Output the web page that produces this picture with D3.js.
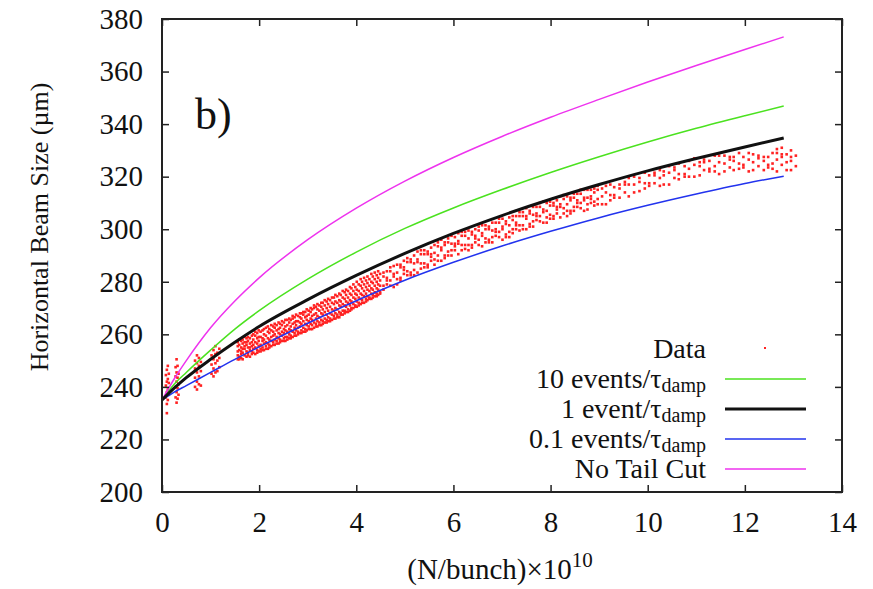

* * *

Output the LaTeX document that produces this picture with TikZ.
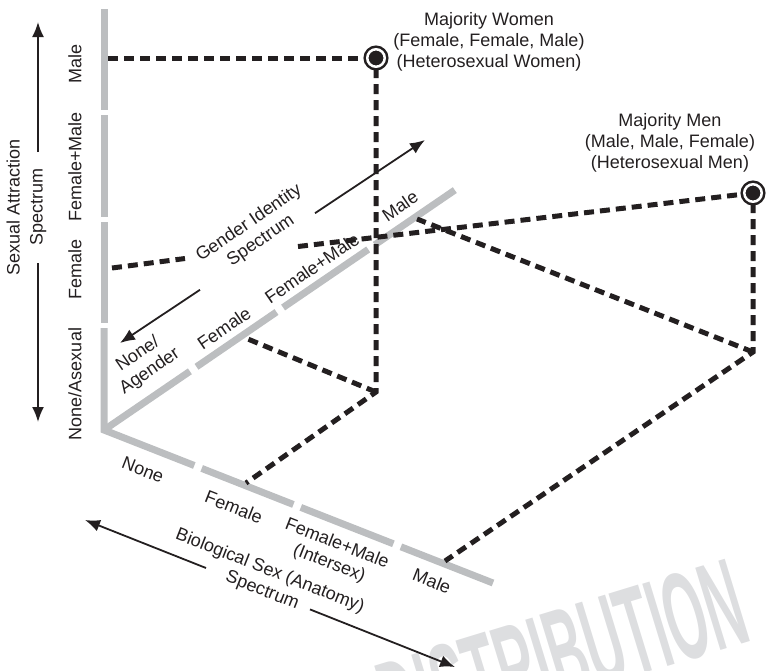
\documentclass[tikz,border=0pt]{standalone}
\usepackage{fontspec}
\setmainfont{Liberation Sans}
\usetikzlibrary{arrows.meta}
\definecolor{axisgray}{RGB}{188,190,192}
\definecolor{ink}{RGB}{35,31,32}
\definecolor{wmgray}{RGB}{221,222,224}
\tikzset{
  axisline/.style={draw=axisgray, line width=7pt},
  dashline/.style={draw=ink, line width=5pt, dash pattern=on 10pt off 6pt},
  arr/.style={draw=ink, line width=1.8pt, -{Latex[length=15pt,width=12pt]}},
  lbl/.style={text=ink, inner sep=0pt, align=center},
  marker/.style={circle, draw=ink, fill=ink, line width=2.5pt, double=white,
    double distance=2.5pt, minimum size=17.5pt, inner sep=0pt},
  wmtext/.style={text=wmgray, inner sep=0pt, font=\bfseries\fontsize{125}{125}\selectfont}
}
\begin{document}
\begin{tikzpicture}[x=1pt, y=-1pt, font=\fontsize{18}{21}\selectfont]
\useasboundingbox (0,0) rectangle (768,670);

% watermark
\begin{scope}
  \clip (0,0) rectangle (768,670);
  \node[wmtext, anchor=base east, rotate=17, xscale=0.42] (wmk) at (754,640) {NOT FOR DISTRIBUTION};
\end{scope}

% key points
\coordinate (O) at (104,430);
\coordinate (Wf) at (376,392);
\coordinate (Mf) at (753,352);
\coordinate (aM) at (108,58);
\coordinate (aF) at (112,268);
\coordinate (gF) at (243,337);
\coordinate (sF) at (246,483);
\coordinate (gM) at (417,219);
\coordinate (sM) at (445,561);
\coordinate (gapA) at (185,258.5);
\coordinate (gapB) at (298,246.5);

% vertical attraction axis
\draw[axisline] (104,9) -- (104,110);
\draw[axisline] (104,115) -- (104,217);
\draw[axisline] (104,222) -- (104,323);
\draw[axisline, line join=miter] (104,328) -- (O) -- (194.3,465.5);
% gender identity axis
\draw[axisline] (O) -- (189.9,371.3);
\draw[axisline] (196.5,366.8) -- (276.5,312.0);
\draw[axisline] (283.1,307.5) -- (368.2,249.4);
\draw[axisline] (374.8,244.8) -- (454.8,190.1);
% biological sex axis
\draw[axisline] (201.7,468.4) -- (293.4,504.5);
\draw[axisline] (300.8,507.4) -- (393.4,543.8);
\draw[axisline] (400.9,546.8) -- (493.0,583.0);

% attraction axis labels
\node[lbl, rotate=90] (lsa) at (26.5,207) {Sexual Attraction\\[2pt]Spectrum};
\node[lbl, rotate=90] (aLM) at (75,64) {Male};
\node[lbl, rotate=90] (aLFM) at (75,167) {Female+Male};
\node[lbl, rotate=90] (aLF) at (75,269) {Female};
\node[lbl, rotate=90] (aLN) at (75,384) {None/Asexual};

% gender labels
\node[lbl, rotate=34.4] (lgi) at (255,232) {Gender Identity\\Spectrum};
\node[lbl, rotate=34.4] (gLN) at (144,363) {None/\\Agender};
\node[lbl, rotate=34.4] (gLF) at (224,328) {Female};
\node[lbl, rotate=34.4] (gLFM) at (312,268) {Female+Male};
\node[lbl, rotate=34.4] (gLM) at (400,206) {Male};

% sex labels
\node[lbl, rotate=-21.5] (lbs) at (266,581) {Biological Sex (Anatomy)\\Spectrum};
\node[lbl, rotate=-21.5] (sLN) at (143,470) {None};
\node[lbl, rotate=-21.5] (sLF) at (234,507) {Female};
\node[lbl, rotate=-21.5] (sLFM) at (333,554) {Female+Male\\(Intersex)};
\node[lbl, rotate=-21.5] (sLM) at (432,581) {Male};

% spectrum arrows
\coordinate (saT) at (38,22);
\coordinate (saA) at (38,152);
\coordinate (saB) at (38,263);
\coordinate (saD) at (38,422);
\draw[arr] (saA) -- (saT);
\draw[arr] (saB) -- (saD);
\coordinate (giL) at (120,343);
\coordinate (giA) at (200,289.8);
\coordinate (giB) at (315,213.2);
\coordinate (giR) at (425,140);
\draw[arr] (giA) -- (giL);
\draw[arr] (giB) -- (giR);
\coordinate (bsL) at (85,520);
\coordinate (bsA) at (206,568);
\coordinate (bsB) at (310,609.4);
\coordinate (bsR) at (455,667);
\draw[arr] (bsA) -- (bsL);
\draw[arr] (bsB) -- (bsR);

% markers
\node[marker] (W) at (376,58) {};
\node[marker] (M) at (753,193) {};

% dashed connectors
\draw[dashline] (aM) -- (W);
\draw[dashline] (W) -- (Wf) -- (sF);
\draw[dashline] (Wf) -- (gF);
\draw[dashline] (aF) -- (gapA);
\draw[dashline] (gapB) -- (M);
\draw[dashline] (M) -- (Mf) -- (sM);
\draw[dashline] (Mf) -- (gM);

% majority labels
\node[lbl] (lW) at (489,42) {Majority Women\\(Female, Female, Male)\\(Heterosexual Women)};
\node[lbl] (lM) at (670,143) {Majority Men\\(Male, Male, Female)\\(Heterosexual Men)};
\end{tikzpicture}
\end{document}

Task goal: Gather all lines with the string "Output" from the data.

Task response:
Output the web page that produces this picture with D3.js.
Output the LaTeX document that produces this picture with TikZ.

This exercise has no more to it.